В Москве после санаторных приволий ему показалось жарко и чадно, он плохо спал по ночам, садился в майке у открытого окна и, подставляя грудь потоку прохладного ночного воздуха, думал. Жена навсегда осталась в его памяти тоненькой, худоплечей девочкой с маленьким Вадиком на руках, какой он видел ее в последний раз, когда она покидала осажденную пограничную заставу, и теперь с чувством смущения и недовольства собой не находил в себе никакого чувства к ней, теперешней сильной, цветущей женщине, кроме прежнего чувства безнадежной утраты, которым раньше точила его мысль о ее смерти.
«Это, может быть, самое страшное, что накорежила проклятая война, — думал он. — Никто из нас не убит, но жизнь нашу она все-таки унесла… Где, где в этом мире ты, моя девочка с маленьким сыном на руках?..»
Ночь помигивала в окно неяркими летними звездами; Ивану Степановичу становилось холодно, он кутал плечи одеялом и, согревшись, засыпал лишь незадолго перед самым рассветом.
Эти бессонницы изнуряли его, но в остальном он чувствовал себя сносно и дотянул так до осени, пока вдруг, казалось бы, пустячный случай опять не опрокинул его.
На завтрак и ужин он привык довольствоваться бутылкой кефира или стаканом чая с бутербродом, а обедал в столовой неподалеку от дома. Он так привязался к этой столовой, к ее сложным запахам из кухни, к ее кисейным занавесочкам, к одной и той же официантке в кружевной наколочке, к тусклой копии с фламандского натюрморта на стене, что, когда в конце лета столовую закрыли на ремонт, он не захотел изменить ей и готовил себе на обед сам какую-то ужасную стряпню из концентратов. Но вот столовая наконец открылась, и он с разочарованием, переходящим в брезгливое раздражение («Ох уж эти нововведения!»), не нашел в ней ничего от привычного. Исчезли занавесочки и салфеточки, исчез фламандский натюрморт, исчезла официантка в наколочке, и вместо запахов из кухни — запахов жареного лука и печеного теста — стало пахнуть от разноцветных пластмассовых столиков сальной мочалкой. Но главным, что вызвало его неудовольствие, было самообслуживание. Все приходилось тащить на стол сразу — и суп, и жаркое, и кофе, затем возвращать поднос, идти в буфет за минеральной водой, и при всем том у него начали дрожать руки, и он расплескивал суп и кофе по подносу.
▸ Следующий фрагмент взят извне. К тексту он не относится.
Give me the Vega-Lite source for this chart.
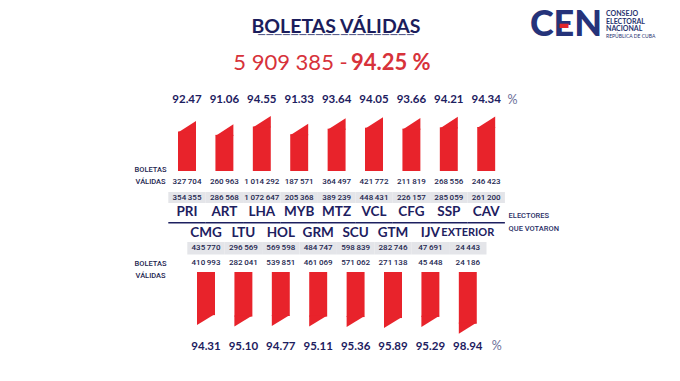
{
  "$schema": "https://vega.github.io/schema/vega-lite/v6.json",
  "padding": 0,
  "spacing": 0,
  "bounds": "flush",
  "background": "white",
  "config": {
    "view": {"stroke": null},
    "locale": {"number": {"decimal": ".", "thousands": "\u2009", "grouping": [3], "currency": ["", ""]}}
  },
  "datasets": {
    "prov": [
      {"codigo": "PRI", "grupo": "arriba", "boletas_validas": 327704, "electores": 354355, "porcentaje": 92.47},
      {"codigo": "ART", "grupo": "arriba", "boletas_validas": 260963, "electores": 286568, "porcentaje": 91.06},
      {"codigo": "LHA", "grupo": "arriba", "boletas_validas": 1014292, "electores": 1072647, "porcentaje": 94.55},
      {"codigo": "MYB", "grupo": "arriba", "boletas_validas": 187571, "electores": 205368, "porcentaje": 91.33},
      {"codigo": "MTZ", "grupo": "arriba", "boletas_validas": 364497, "electores": 389239, "porcentaje": 93.64},
      {"codigo": "VCL", "grupo": "arriba", "boletas_validas": 421772, "electores": 448431, "porcentaje": 94.05},
      {"codigo": "CFG", "grupo": "arriba", "boletas_validas": 211819, "electores": 226157, "porcentaje": 93.66},
      {"codigo": "SSP", "grupo": "arriba", "boletas_validas": 268556, "electores": 285059, "porcentaje": 94.21},
      {"codigo": "CAV", "grupo": "arriba", "boletas_validas": 246423, "electores": 261200, "porcentaje": 94.34},
      {"codigo": "CMG", "grupo": "abajo", "boletas_validas": 410993, "electores": 435770, "porcentaje": 94.31},
      {"codigo": "LTU", "grupo": "abajo", "boletas_validas": 282041, "electores": 296569, "porcentaje": 95.10},
      {"codigo": "HOL", "grupo": "abajo", "boletas_validas": 539851, "electores": 569598, "porcentaje": 94.77},
      {"codigo": "GRM", "grupo": "abajo", "boletas_validas": 461069, "electores": 484747, "porcentaje": 95.11},
      {"codigo": "SCU", "grupo": "abajo", "boletas_validas": 571062, "electores": 598839, "porcentaje": 95.36},
      {"codigo": "GTM", "grupo": "abajo", "boletas_validas": 271138, "electores": 282746, "porcentaje": 95.89},
      {"codigo": "IJV", "grupo": "abajo", "boletas_validas": 45448, "electores": 47691, "porcentaje": 95.29},
      {"codigo": "EXTERIOR", "grupo": "abajo", "boletas_validas": 24186, "electores": 24443, "porcentaje": 98.94}
    ]
  },
  "vconcat": [
    {
      "width": 680, "height": 90,
      "data": {"values": [{}]},
      "layer": [
        {"mark": {"type": "text", "text": "BOLETAS VÁLIDAS", "font": "Lato", "fontWeight": "bold", "fontSize": 19.5, "color": "#1b1d5c", "dx": -4, "dy": -18}},
        {"mark": {"type": "text", "text": "___________________", "font": "Lato", "fontSize": 18, "color": "#5b5f8c", "baseline": "alphabetic", "dx": -4, "dy": -12}},
        {"mark": {"type": "text", "text": "5 909 385 -", "font": "Lato", "fontSize": 22, "color": "#d7323a", "align": "right", "dx": 7.7, "dy": 18}},
        {"mark": {"type": "text", "text": "94.25 %", "font": "Lato", "fontWeight": "bold", "fontSize": 22, "color": "#d7323a", "align": "left", "dx": 11, "dy": 18}},
        {"mark": {"type": "text", "text": "CEN", "font": "Lato", "fontWeight": 900, "fontSize": 36, "color": "#25337a", "dx": 226, "dy": -20}},
        {"mark": {"type": "text", "text": "▬", "font": "DejaVu Sans", "fontSize": 12, "color": "#e0262c", "dx": 224, "dy": -20}},
        {"mark": {"type": "text", "text": "CONSEJO", "font": "Lato", "fontWeight": "bold", "fontSize": 7, "color": "#27336f", "align": "left", "dx": 266, "dy": -31}},
        {"mark": {"type": "text", "text": "ELECTORAL", "font": "Lato", "fontWeight": "bold", "fontSize": 7, "color": "#27336f", "align": "left", "dx": 266, "dy": -23.3}},
        {"mark": {"type": "text", "text": "NACIONAL", "font": "Lato", "fontWeight": "bold", "fontSize": 7, "color": "#27336f", "align": "left", "dx": 266, "dy": -15.6}},
        {"mark": {"type": "text", "text": "REPÚBLICA DE CUBA", "font": "Lato", "fontSize": 5, "color": "#27336f", "align": "left", "dx": 266, "dy": -8.8}}
      ]
    },
    {
      "width": 680, "height": 20,
      "layer": [
        {
          "data": {"name": "prov"},
          "transform": [{"filter": "datum.grupo === 'arriba'"}],
          "mark": {"type": "text", "font": "Lato", "fontWeight": "bold", "fontSize": 11.5, "color": "#1d2060"},
          "encoding": {
            "x": {"field": "codigo", "type": "nominal", "axis": null, "scale": {"domain": ["BOLETAS VÁLIDAS", "PRI", "ART", "LHA", "MYB", "MTZ", "VCL", "CFG", "SSP", "CAV", "%"], "range": [130.9, 542.3], "paddingInner": 0.52, "paddingOuter": 0.26}},
            "text": {"field": "porcentaje", "type": "quantitative", "format": ".2f"}
          }
        },
        {
          "data": {"values": [{}]},
          "mark": {"type": "text", "text": "%", "font": "Lato", "fontSize": 12.5, "color": "#6a6e99", "dx": -11},
          "encoding": {"x": {"datum": "%", "type": "nominal", "axis": null}}
        }
      ]
    },
    {
      "width": 680, "height": 61,
      "data": {"name": "prov"},
      "transform": [{"filter": "datum.grupo === 'arriba'"}],
      "encoding": {
        "x": {"field": "codigo", "type": "nominal", "axis": null, "scale": {"domain": ["BOLETAS VÁLIDAS", "PRI", "ART", "LHA", "MYB", "MTZ", "VCL", "CFG", "SSP", "CAV", "%"], "range": [130.9, 542.3], "paddingInner": 0.52, "paddingOuter": 0.26}},
        "y": {"field": "porcentaje", "type": "quantitative", "axis": null, "scale": {"domain": [76, 101.42], "zero": false, "nice": false}}
      },
      "layer": [
        {"mark": {"type": "bar", "color": "#e8232b"}, "encoding": {"y2": {"datum": 76}}},
        {"mark": {"type": "point", "shape": "M -1 0.12 L 1 0.12 L 1 -1.17 Z", "size": 324, "filled": true, "opacity": 1, "color": "#e8232b"}}
      ]
    },
    {
      "width": 680, "height": 21,
      "layer": [
        {
          "data": {"name": "prov"},
          "transform": [{"filter": "datum.grupo === 'arriba'"}],
          "mark": {"type": "text", "font": "Roboto", "fontWeight": 500, "fontSize": 8, "color": "#23264f"},
          "encoding": {
            "x": {"field": "codigo", "type": "nominal", "axis": null, "scale": {"domain": ["BOLETAS VÁLIDAS", "PRI", "ART", "LHA", "MYB", "MTZ", "VCL", "CFG", "SSP", "CAV", "%"], "range": [130.9, 542.3], "paddingInner": 0.52, "paddingOuter": 0.26}},
            "text": {"field": "boletas_validas", "type": "quantitative", "format": ",d"}
          }
        },
        {
          "data": {"values": [{}]},
          "mark": {"type": "text", "text": "BOLETAS", "font": "Roboto", "fontWeight": 500, "fontSize": 7.5, "color": "#23264f", "dx": 1, "dy": -11.5},
          "encoding": {"x": {"datum": "BOLETAS VÁLIDAS", "type": "nominal", "axis": null}}
        },
        {
          "data": {"values": [{}]},
          "mark": {"type": "text", "text": "VÁLIDAS", "font": "Roboto", "fontWeight": 500, "fontSize": 7.5, "color": "#23264f", "dx": 1, "dy": 0.5},
          "encoding": {"x": {"datum": "BOLETAS VÁLIDAS", "type": "nominal", "axis": null}}
        }
      ]
    },
    {
      "width": 680, "height": 11,
      "data": {"name": "prov"},
      "transform": [{"filter": "datum.grupo === 'arriba'"}],
      "encoding": {
        "x": {"field": "codigo", "type": "nominal", "axis": null, "scale": {"domain": ["BOLETAS VÁLIDAS", "PRI", "ART", "LHA", "MYB", "MTZ", "VCL", "CFG", "SSP", "CAV", "%"], "range": [130.9, 542.3], "paddingInner": 0, "paddingOuter": 0}}
      },
      "layer": [
        {"mark": {"type": "bar", "color": "#e4e5e9"}},
        {"mark": {"type": "text", "font": "Roboto", "fontWeight": 500, "fontSize": 8, "color": "#23264f"},
         "encoding": {"text": {"field": "electores", "type": "quantitative", "format": ",d"}}}
      ]
    },
    {
      "width": 680, "height": 18.5,
      "data": {"name": "prov"},
      "transform": [{"filter": "datum.grupo === 'arriba'"}],
      "mark": {"type": "text", "font": "Lato", "fontWeight": "bold", "fontSize": 13.5, "color": "#1d2060"},
      "encoding": {
        "x": {"field": "codigo", "type": "nominal", "axis": null, "scale": {"domain": ["BOLETAS VÁLIDAS", "PRI", "ART", "LHA", "MYB", "MTZ", "VCL", "CFG", "SSP", "CAV", "%"], "range": [130.9, 542.3], "paddingInner": 0.52, "paddingOuter": 0.26}},
        "text": {"field": "codigo", "type": "nominal"}
      }
    },
    {
      "width": 680, "height": 1.5,
      "layer": [
        {
          "data": {"name": "prov"},
          "transform": [{"filter": "datum.grupo === 'arriba'"}],
          "mark": {"type": "bar", "color": "#1d2060"},
          "encoding": {
            "x": {"field": "codigo", "type": "nominal", "axis": null, "scale": {"domain": ["BOLETAS VÁLIDAS", "PRI", "ART", "LHA", "MYB", "MTZ", "VCL", "CFG", "SSP", "CAV", "%"], "range": [130.9, 542.3], "paddingInner": 0, "paddingOuter": 0}}
          }
        },
        {
          "data": {"values": [{}]},
          "mark": {"type": "text", "text": "ELECTORES", "align": "left", "font": "Roboto", "fontWeight": 500, "fontSize": 7.5, "color": "#2b2f66", "dx": -15, "dy": -7.25},
          "encoding": {"x": {"datum": "%", "type": "nominal", "axis": null}}
        },
        {
          "data": {"values": [{}]},
          "mark": {"type": "text", "text": "QUE VOTARON", "align": "left", "font": "Roboto", "fontWeight": 500, "fontSize": 7.5, "color": "#2b2f66", "dx": -15, "dy": 5.75},
          "encoding": {"x": {"datum": "%", "type": "nominal", "axis": null}}
        }
      ]
    },
    {
      "width": 680, "height": 18,
      "data": {"name": "prov"},
      "transform": [{"filter": "datum.grupo === 'abajo'"}],
      "mark": {"type": "text", "font": "Lato", "fontWeight": "bold", "color": "#1d2060"},
      "encoding": {
        "x": {"field": "codigo", "type": "nominal", "axis": null, "scale": {"domain": ["BOLETAS VÁLIDAS", "CMG", "LTU", "HOL", "GRM", "SCU", "GTM", "IJV", "EXTERIOR", "%"], "range": [149.9, 523.9], "paddingInner": 0.52, "paddingOuter": 0.26}},
        "text": {"field": "codigo", "type": "nominal"},
        "size": {"condition": {"test": "datum.codigo === 'EXTERIOR'", "value": 11}, "value": 13.5}
      }
    },
    {
      "width": 680, "height": 12.5,
      "data": {"name": "prov"},
      "transform": [{"filter": "datum.grupo === 'abajo'"}],
      "encoding": {
        "x": {"field": "codigo", "type": "nominal", "axis": null, "scale": {"domain": ["BOLETAS VÁLIDAS", "CMG", "LTU", "HOL", "GRM", "SCU", "GTM", "IJV", "EXTERIOR", "%"], "range": [149.9, 523.9], "paddingInner": 0, "paddingOuter": 0}}
      },
      "layer": [
        {"mark": {"type": "bar", "color": "#e4e5e9"}},
        {"mark": {"type": "text", "font": "Roboto", "fontWeight": 500, "fontSize": 8, "color": "#23264f"},
         "encoding": {"text": {"field": "electores", "type": "quantitative", "format": ",d"}}}
      ]
    },
    {
      "width": 680, "height": 16.5,
      "layer": [
        {
          "data": {"name": "prov"},
          "transform": [{"filter": "datum.grupo === 'abajo'"}],
          "mark": {"type": "text", "font": "Roboto", "fontWeight": 500, "fontSize": 8, "color": "#23264f"},
          "encoding": {
            "x": {"field": "codigo", "type": "nominal", "axis": null, "scale": {"domain": ["BOLETAS VÁLIDAS", "CMG", "LTU", "HOL", "GRM", "SCU", "GTM", "IJV", "EXTERIOR", "%"], "range": [149.9, 523.9], "paddingInner": 0.52, "paddingOuter": 0.26}},
            "text": {"field": "boletas_validas", "type": "quantitative", "format": ",d"}
          }
        },
        {
          "data": {"values": [{}]},
          "mark": {"type": "text", "text": "BOLETAS", "font": "Roboto", "fontWeight": 500, "fontSize": 7.5, "color": "#23264f", "dx": -18, "dy": 0.25},
          "encoding": {"x": {"datum": "BOLETAS VÁLIDAS", "type": "nominal", "axis": null}}
        },
        {
          "data": {"values": [{}]},
          "mark": {"type": "text", "text": "VÁLIDAS", "font": "Roboto", "fontWeight": 500, "fontSize": 7.5, "color": "#23264f", "dx": -18, "dy": 12.25},
          "encoding": {"x": {"datum": "BOLETAS VÁLIDAS", "type": "nominal", "axis": null}}
        }
      ]
    },
    {
      "width": 680, "height": 54,
      "data": {"name": "prov"},
      "transform": [{"filter": "datum.grupo === 'abajo'"}],
      "encoding": {
        "x": {"field": "codigo", "type": "nominal", "axis": null, "scale": {"domain": ["BOLETAS VÁLIDAS", "CMG", "LTU", "HOL", "GRM", "SCU", "GTM", "IJV", "EXTERIOR", "%"], "range": [149.9, 523.9], "paddingInner": 0.52, "paddingOuter": 0.26}},
        "y": {"field": "porcentaje", "type": "quantitative", "axis": null, "scale": {"domain": [71, 100.19], "zero": false, "nice": false, "reverse": true}}
      },
      "layer": [
        {"mark": {"type": "bar", "color": "#e8232b"}, "encoding": {"y2": {"datum": 71}}},
        {"mark": {"type": "point", "shape": "M -1 -0.12 L 1 -0.12 L -1 1.11 Z", "size": 324, "filled": true, "opacity": 1, "color": "#e8232b"}}
      ]
    },
    {
      "width": 680, "height": 41,
      "layer": [
        {
          "data": {"name": "prov"},
          "transform": [{"filter": "datum.grupo === 'abajo'"}],
          "mark": {"type": "text", "font": "Lato", "fontWeight": "bold", "fontSize": 11.5, "color": "#1d2060"},
          "encoding": {
            "x": {"field": "codigo", "type": "nominal", "axis": null, "scale": {"domain": ["BOLETAS VÁLIDAS", "CMG", "LTU", "HOL", "GRM", "SCU", "GTM", "IJV", "EXTERIOR", "%"], "range": [149.9, 523.9], "paddingInner": 0.52, "paddingOuter": 0.26}},
            "text": {"field": "porcentaje", "type": "quantitative", "format": ".2f"}
          }
        },
        {
          "data": {"values": [{}]},
          "mark": {"type": "text", "text": "%", "font": "Lato", "fontSize": 12.5, "color": "#6a6e99", "dx": -8.5, "dy": -1},
          "encoding": {"x": {"datum": "%", "type": "nominal", "axis": null}}
        }
      ]
    }
  ]
}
Однажды он уронил поднос и, уже не владея собой, стал громко бранить новые порядки, а заодно и горничную, убиравшую битую посуду. Его посчитали пьяным; вышла из своего кабинета заведующая, холодно сказала:
— Пойдемте со мной.
«Упаду. Скандал», — успел подумать он и повалился на подвинутый кем-то стул.
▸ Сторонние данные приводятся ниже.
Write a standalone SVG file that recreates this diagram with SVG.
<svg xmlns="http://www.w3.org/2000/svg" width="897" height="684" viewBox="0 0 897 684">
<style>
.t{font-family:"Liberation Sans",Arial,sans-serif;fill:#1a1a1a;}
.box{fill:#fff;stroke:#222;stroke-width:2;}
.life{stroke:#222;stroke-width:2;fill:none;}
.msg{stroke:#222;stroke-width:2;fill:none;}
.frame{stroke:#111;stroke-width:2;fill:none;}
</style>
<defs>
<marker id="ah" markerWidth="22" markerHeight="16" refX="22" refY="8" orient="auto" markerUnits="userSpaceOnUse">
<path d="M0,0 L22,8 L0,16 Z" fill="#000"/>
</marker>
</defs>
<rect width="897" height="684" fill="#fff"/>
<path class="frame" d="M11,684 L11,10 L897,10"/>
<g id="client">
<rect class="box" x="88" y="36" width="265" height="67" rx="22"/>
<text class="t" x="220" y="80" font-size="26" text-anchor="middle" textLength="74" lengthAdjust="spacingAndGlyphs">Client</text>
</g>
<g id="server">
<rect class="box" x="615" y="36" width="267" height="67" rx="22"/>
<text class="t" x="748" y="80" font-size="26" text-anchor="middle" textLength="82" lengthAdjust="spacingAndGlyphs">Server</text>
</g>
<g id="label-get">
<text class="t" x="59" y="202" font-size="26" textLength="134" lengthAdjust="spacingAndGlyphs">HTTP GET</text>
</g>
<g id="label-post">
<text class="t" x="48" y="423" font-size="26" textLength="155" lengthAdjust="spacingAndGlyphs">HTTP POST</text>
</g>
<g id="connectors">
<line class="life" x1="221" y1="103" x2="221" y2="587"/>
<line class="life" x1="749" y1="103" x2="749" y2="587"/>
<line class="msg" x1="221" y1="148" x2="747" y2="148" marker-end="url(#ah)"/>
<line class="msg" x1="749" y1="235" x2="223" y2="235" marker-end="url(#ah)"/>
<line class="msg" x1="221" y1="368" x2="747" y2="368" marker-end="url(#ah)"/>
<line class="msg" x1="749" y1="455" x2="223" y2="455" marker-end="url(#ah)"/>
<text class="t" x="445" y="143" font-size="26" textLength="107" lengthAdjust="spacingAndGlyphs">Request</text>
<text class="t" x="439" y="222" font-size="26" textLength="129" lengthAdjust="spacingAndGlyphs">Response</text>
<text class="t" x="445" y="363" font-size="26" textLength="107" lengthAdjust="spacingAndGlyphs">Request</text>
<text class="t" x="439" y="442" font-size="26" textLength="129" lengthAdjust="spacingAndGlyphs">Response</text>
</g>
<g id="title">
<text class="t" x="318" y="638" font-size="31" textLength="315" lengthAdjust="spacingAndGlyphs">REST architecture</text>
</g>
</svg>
Через несколько дней он оправился и пожелал увидеть сына, мурманским адресом которого заручился еще раньше. Одевшись в свою безукоризненно отутюженную форму без погон, с колодками всех орденов и медалей, он приехал в такси на вокзал, купил билет, но, выбравшись из душной очереди у кассы, вдруг схватил за рукав милиционера и сказал:
— Скорей проводите меня в медпункт.
Там, на жестком, обитом холодным дерматином топчане он умер, прежде чем ему успели оказать какую-либо помощь.